Space was allowed for the Council’s typists, Town Clerk and Assistant Town Clerk, and Borough Engineer’s offices. On the first floor was the Council chamber, committee room, Mayor’s office, staff room and duplicating room. The building was extended over the course of the 1970s and 1980s, with the deck space enclosed in 1988 by glass panels.
1980 – 2010
The Mt Roskill Borough Council building served the borough’s residents as the physical point of contact with the council in terms of transactions from paying rates through to applying for building consents until amalgamation with Auckland City Council in 1989.
Even after amalgamation, the building became the Eden-Roskill area office, and so remained a local focus in terms of the council’s contact with the district’s community. In 1997, the area office was closed and converted to become offices for Metrowater, until the 2010 amalgamation and creation of Auckland Council.
2010 – present time
The building was used for a time by Puketāpapa Local Board as their offices until black mould was discovered in the newer sections of the building, and the chambers were mothballed in 2012. It was effectively a leaky building due to shoddy renovations in the 1990s.

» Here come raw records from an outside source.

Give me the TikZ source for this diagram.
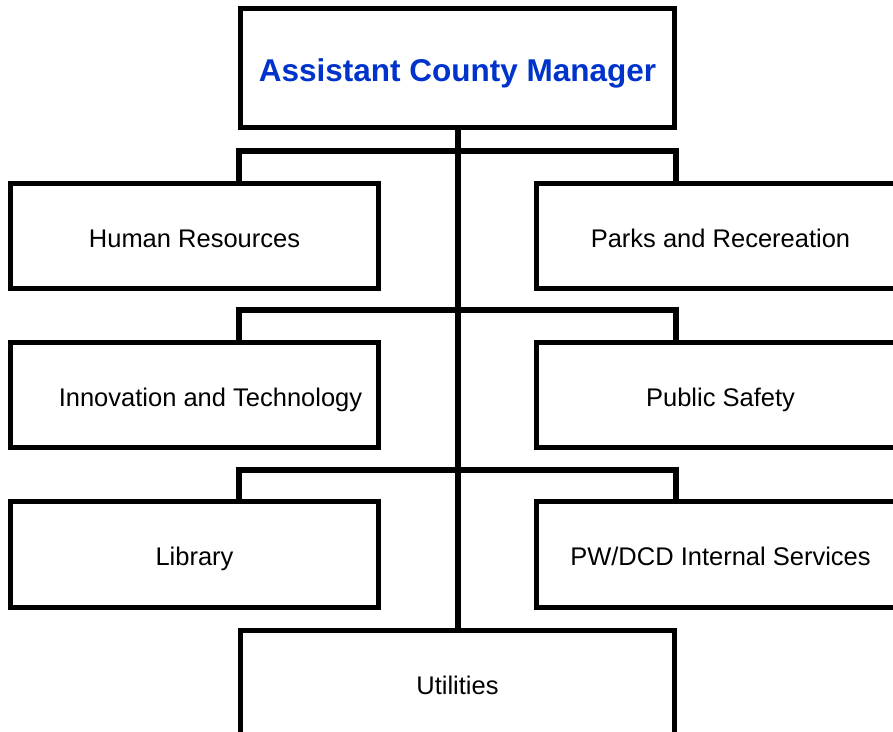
\documentclass[tikz,border=0pt]{standalone}
\usepackage{fontspec}
\setmainfont{Liberation Sans}
\definecolor{titleblue}{RGB}{0,51,204}
\begin{document}
\begin{tikzpicture}[x=1pt,y=-1pt,
  box/.style={draw=black,line width=3.2pt,fill=white,minimum width=#1,minimum height=104pt,inner sep=0pt,
    font=\fontsize{25.5}{30}\selectfont,text=black,text height=27pt,text depth=5pt},
  box/.default=367pt,
  conn/.style={draw=black,line width=6pt}]
\path[use as bounding box,clip] (0,0) rectangle (893,731);
\fill[white] (0,0) rectangle (893,731);
\node[box=433pt,minimum height=118pt,text height=31pt,text depth=5pt,font=\fontsize{31.5}{36}\selectfont\bfseries,text=titleblue] (title) at (457.5,68) {Assistant County Manager};
\node[box=433pt] (util) at (457.5,683) {Utilities};
\node[box] (hr) at (194.5,236) {Human Resources};
\node[box] (parks) at (720.5,236) {Parks and Recereation};
\node[box] (inno) at (194.5,395) {\hspace*{32pt}Innovation and Technology};
\node[box] (safety) at (720.5,395) {Public Safety};
\node[box] (lib) at (194.5,554.5) {Library};
\node[box] (pw) at (720.5,554.5) {PW/DCD Internal Services};
\draw[conn] (title.south) -- (util.north);
\draw[conn,line cap=rect] (hr.north -| title.west) -- ++(0,-31) -| (parks.north -| title.east);
\draw[conn,line cap=rect] (inno.north -| title.west) -- ++(0,-31) -| (safety.north -| title.east);
\draw[conn,line cap=rect] (lib.north -| title.west) -- ++(0,-31) -| (pw.north -| title.east);
\foreach \n in {hr,parks,inno,safety,lib,pw,util,title}{
  \draw[line width=3.2pt] (\n.south west) rectangle (\n.north east);
}
\end{tikzpicture}
\end{document}
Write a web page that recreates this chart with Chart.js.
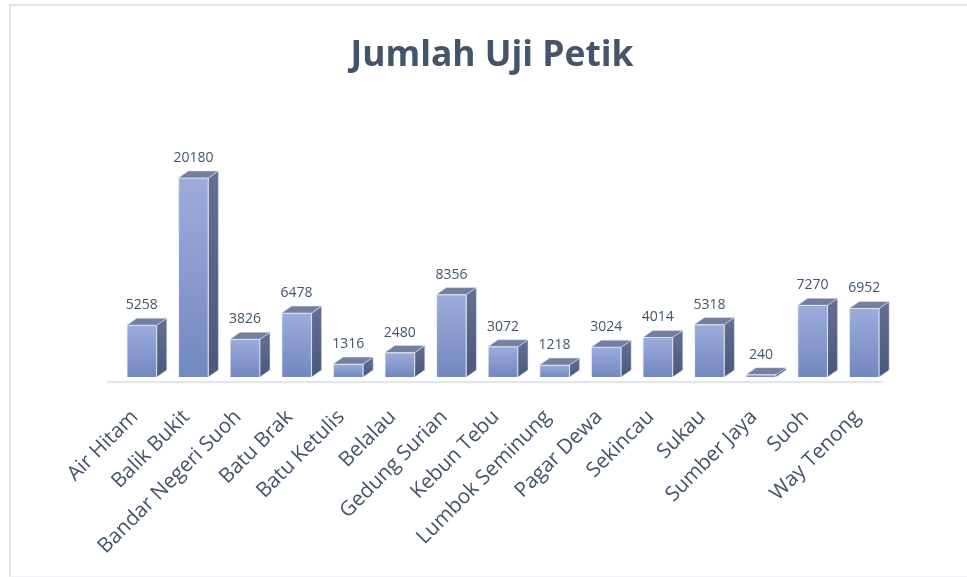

In 2016, after a campaign led by Puketāpapa Local Board, the Mt Roskill (Puketāpapa ) Historical Society and the local community, Auckland Council agreed to fund the restoration project which involved removal of the affected extensions including the 1988 panels enclosing the original deck space, bringing the chambers back to public use once again.
Work began in late 2016 to remove the problematic 1990 addition and install a new lift, new roof, new air-conditioning system and new toilets, as well as a structural upgrade and internal refurbishment.
“It is hard to believe that it was almost exactly four years ago that we began the campaign to save our Borough Council Building at Three Kings. the Historical Society organised a 1000 strong petition of local residents in support of saving the Chambers.
Puketāpapa Local Board contributed in a big way and took a stand in favour of restoration,” says Garth Houltham, President of the Mt Roskill (Puketāpapa ) Historical Society. “This is significant from a historical point of view.”
The Mt Roskill Municipal Chambers Open Day is set to be a fun, free, family-day with guided tours by the local historical society, a brass band and a food truck.